* [WHAT THIS TASK INVOLVES]: Restate, exactly and without pictures, the lines from the start of the listing below through the line holding "0.107, 0.042, 0.0124];".

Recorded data

—————

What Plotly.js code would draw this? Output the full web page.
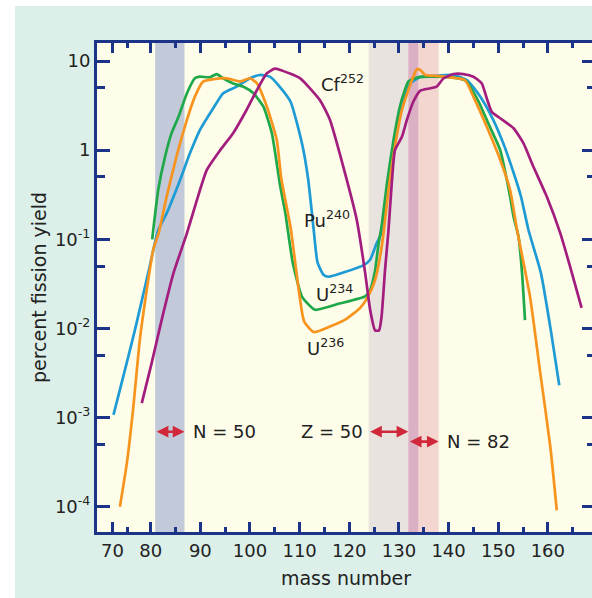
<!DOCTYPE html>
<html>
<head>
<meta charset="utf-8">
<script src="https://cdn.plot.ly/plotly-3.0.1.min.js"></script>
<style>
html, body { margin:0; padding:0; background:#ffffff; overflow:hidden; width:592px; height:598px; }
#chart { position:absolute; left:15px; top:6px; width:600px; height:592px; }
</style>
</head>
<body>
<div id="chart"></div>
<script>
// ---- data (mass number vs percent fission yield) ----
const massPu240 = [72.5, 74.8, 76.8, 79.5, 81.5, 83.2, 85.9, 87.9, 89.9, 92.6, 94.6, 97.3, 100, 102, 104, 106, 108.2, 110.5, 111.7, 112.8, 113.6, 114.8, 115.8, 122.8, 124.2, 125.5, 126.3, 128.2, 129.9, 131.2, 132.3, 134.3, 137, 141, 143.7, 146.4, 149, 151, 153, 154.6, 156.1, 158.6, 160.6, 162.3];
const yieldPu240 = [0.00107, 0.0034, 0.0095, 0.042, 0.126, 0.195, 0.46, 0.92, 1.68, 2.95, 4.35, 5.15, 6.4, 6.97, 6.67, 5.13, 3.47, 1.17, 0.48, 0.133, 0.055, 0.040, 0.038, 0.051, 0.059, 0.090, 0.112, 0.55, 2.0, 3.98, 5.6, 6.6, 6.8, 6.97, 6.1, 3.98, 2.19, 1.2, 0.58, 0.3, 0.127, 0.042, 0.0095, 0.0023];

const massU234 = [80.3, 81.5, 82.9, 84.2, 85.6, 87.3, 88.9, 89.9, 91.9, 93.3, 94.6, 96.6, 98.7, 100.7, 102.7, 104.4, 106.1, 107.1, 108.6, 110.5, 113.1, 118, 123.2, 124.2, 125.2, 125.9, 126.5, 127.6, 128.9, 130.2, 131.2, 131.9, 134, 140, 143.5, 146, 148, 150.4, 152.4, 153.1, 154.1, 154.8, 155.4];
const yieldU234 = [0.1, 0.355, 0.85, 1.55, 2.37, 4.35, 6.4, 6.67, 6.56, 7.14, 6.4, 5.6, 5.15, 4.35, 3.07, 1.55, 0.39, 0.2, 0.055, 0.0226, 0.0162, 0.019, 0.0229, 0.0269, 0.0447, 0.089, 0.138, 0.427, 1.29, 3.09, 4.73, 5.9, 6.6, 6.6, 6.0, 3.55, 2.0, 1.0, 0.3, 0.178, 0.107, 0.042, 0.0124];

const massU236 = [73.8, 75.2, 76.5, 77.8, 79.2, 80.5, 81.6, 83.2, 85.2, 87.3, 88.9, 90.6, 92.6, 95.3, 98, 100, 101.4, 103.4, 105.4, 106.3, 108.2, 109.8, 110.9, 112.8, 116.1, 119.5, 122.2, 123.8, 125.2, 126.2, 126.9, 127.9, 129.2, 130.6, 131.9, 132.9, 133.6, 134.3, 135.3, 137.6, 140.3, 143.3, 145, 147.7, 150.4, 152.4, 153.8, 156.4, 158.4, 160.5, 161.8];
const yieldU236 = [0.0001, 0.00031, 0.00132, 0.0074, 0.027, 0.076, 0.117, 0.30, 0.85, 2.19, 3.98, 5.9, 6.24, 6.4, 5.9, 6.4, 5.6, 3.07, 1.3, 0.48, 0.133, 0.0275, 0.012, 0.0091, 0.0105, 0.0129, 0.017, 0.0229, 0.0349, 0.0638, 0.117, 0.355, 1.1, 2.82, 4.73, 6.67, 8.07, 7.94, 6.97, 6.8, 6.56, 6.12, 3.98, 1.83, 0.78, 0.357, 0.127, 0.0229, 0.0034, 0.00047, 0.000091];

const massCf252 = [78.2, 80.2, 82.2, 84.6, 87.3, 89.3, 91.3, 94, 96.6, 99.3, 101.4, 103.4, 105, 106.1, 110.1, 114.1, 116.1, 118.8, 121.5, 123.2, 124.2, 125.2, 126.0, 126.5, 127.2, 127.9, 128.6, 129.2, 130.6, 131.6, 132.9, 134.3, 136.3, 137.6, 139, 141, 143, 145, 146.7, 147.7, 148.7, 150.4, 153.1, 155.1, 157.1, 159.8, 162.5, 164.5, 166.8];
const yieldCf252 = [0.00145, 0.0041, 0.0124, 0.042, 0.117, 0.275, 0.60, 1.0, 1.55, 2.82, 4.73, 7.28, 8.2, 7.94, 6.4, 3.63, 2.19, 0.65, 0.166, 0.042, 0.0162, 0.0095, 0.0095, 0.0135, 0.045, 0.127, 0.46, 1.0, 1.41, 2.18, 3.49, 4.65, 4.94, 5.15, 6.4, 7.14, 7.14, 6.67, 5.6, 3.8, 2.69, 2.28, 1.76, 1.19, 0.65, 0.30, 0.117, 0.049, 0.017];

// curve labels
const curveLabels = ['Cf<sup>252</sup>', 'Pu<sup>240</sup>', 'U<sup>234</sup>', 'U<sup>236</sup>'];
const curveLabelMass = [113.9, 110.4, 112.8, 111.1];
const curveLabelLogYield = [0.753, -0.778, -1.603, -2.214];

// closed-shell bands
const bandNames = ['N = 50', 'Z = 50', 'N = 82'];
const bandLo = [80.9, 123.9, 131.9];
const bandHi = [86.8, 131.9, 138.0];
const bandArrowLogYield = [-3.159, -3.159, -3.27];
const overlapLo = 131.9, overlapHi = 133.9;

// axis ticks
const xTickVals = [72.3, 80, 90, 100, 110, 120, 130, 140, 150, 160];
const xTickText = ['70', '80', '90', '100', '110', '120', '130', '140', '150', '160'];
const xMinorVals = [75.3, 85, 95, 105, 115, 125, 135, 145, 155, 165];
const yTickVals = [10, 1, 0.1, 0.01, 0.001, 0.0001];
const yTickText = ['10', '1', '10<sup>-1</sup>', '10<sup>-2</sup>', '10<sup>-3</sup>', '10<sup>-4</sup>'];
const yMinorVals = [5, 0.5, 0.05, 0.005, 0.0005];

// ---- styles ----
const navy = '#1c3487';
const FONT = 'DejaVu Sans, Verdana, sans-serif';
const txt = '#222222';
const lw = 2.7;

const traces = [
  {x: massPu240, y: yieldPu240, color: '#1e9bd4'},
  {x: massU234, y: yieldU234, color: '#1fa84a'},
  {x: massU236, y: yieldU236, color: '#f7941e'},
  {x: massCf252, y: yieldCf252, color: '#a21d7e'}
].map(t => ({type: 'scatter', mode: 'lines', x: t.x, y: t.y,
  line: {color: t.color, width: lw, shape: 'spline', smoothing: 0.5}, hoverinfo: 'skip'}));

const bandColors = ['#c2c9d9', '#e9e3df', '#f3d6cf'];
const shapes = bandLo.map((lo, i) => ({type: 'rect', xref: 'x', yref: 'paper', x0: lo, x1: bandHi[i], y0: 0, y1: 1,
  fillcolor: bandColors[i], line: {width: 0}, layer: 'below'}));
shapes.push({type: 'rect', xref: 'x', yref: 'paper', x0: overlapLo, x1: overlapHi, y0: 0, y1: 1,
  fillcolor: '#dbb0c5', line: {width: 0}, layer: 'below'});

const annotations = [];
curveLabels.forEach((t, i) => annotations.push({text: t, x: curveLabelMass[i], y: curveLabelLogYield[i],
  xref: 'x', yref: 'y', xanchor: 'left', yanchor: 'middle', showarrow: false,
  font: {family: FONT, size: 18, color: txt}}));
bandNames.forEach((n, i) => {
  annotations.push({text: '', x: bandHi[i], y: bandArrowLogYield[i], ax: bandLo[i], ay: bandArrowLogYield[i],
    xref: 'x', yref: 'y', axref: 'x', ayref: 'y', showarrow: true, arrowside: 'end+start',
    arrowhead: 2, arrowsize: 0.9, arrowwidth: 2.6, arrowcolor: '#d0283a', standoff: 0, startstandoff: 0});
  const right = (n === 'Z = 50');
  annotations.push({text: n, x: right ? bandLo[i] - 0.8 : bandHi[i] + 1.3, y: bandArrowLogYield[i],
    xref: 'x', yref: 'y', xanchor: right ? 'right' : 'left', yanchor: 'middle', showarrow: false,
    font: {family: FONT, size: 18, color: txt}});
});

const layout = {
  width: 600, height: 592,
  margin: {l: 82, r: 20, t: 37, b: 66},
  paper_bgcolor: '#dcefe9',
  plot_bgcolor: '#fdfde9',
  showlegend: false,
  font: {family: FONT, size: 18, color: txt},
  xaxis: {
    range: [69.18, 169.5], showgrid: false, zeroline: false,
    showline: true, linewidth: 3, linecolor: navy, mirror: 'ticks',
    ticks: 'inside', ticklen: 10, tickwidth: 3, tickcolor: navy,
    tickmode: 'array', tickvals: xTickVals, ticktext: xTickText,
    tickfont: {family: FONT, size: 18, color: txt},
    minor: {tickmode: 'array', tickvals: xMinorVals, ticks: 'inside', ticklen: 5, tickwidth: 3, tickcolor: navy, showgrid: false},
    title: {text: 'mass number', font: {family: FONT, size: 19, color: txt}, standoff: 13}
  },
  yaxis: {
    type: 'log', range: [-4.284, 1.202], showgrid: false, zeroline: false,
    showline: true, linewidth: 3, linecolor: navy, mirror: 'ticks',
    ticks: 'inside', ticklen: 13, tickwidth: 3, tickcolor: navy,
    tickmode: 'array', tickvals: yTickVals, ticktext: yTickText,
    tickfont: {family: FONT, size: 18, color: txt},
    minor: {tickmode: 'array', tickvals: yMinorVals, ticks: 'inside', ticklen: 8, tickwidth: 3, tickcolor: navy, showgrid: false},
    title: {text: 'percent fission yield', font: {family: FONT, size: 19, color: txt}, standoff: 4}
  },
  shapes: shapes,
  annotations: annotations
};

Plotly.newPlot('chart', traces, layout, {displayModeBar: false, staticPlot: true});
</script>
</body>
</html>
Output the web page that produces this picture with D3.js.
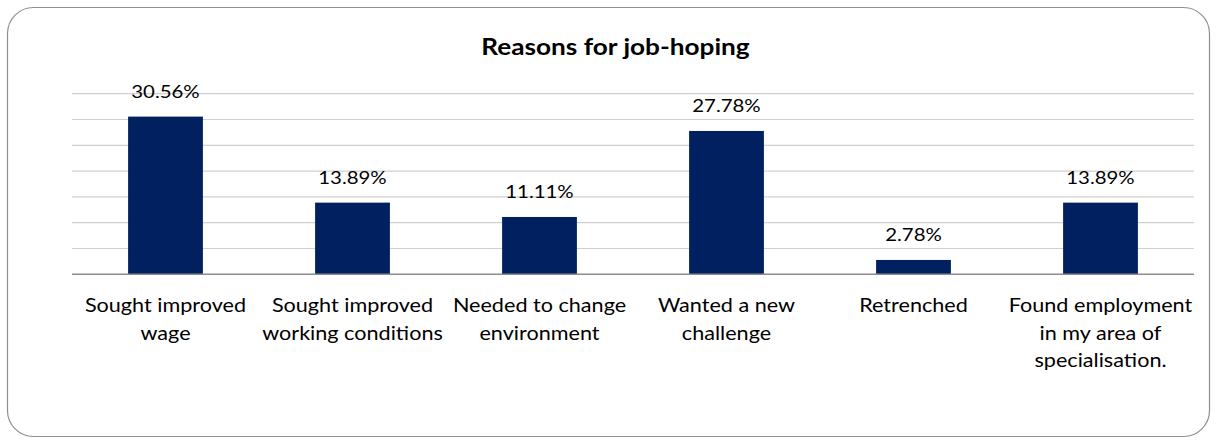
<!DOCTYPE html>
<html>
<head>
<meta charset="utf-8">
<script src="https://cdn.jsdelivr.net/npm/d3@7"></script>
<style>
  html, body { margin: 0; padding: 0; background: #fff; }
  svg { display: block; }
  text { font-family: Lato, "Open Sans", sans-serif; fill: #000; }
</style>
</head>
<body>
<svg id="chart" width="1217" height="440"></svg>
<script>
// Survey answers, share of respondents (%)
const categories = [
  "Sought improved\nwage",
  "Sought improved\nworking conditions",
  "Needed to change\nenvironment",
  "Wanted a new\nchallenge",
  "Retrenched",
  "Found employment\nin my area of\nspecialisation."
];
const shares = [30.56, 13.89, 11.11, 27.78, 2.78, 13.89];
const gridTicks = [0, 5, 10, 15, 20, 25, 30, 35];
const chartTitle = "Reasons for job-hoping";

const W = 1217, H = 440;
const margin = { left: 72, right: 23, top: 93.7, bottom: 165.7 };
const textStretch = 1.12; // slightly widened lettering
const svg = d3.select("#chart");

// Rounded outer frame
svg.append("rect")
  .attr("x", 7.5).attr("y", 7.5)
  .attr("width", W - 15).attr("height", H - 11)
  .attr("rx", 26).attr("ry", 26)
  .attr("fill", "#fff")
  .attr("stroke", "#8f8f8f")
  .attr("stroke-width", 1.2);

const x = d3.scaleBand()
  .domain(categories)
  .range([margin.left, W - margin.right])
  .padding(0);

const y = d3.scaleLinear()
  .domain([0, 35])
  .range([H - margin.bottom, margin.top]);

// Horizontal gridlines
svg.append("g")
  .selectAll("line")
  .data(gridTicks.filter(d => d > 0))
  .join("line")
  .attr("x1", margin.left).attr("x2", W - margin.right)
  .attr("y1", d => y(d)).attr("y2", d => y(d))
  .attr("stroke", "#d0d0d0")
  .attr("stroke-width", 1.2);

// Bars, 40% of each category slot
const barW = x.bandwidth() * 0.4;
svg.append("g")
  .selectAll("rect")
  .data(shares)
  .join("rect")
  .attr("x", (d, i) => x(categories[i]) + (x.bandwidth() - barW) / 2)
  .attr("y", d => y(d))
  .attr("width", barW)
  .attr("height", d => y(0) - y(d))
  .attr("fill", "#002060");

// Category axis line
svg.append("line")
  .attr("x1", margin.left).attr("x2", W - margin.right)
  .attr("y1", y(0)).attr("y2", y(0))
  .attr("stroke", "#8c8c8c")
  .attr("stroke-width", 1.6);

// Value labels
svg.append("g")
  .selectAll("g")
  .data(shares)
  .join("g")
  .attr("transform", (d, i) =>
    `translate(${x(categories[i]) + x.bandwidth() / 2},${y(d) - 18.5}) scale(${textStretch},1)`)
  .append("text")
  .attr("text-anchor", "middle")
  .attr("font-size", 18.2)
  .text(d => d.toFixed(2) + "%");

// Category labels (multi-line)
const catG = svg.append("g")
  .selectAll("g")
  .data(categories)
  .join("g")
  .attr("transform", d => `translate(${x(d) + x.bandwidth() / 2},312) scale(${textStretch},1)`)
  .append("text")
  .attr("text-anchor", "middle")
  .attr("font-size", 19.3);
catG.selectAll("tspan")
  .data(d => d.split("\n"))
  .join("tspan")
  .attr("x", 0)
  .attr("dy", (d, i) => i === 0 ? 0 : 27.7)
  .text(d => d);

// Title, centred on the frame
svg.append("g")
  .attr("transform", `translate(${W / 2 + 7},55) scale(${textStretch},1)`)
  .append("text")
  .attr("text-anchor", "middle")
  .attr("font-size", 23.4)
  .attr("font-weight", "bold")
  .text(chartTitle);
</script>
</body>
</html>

—————

* [FULL ANSWER]:
What Plotly.js code would draw this? Output the full web page.
<!DOCTYPE html>
<html>
<head>
<meta charset="utf-8">
<script src="https://cdn.plot.ly/plotly-3.0.1.min.js"></script>
<style>
html, body { margin:0; padding:0; background:#ffffff; overflow:hidden; width:592px; height:598px; }
#chart { position:absolute; left:15px; top:6px; width:600px; height:592px; }
</style>
</head>
<body>
<div id="chart"></div>
<script>
// ---- data (mass number vs percent fission yield) ----
const massPu240 = [72.5, 74.8, 76.8, 79.5, 81.5, 83.2, 85.9, 87.9, 89.9, 92.6, 94.6, 97.3, 100, 102, 104, 106, 108.2, 110.5, 111.7, 112.8, 113.6, 114.8, 115.8, 122.8, 124.2, 125.5, 126.3, 128.2, 129.9, 131.2, 132.3, 134.3, 137, 141, 143.7, 146.4, 149, 151, 153, 154.6, 156.1, 158.6, 160.6, 162.3];
const yieldPu240 = [0.00107, 0.0034, 0.0095, 0.042, 0.126, 0.195, 0.46, 0.92, 1.68, 2.95, 4.35, 5.15, 6.4, 6.97, 6.67, 5.13, 3.47, 1.17, 0.48, 0.133, 0.055, 0.040, 0.038, 0.051, 0.059, 0.090, 0.112, 0.55, 2.0, 3.98, 5.6, 6.6, 6.8, 6.97, 6.1, 3.98, 2.19, 1.2, 0.58, 0.3, 0.127, 0.042, 0.0095, 0.0023];

const massU234 = [80.3, 81.5, 82.9, 84.2, 85.6, 87.3, 88.9, 89.9, 91.9, 93.3, 94.6, 96.6, 98.7, 100.7, 102.7, 104.4, 106.1, 107.1, 108.6, 110.5, 113.1, 118, 123.2, 124.2, 125.2, 125.9, 126.5, 127.6, 128.9, 130.2, 131.2, 131.9, 134, 140, 143.5, 146, 148, 150.4, 152.4, 153.1, 154.1, 154.8, 155.4];
const yieldU234 = [0.1, 0.355, 0.85, 1.55, 2.37, 4.35, 6.4, 6.67, 6.56, 7.14, 6.4, 5.6, 5.15, 4.35, 3.07, 1.55, 0.39, 0.2, 0.055, 0.0226, 0.0162, 0.019, 0.0229, 0.0269, 0.0447, 0.089, 0.138, 0.427, 1.29, 3.09, 4.73, 5.9, 6.6, 6.6, 6.0, 3.55, 2.0, 1.0, 0.3, 0.178, 0.107, 0.042, 0.0124];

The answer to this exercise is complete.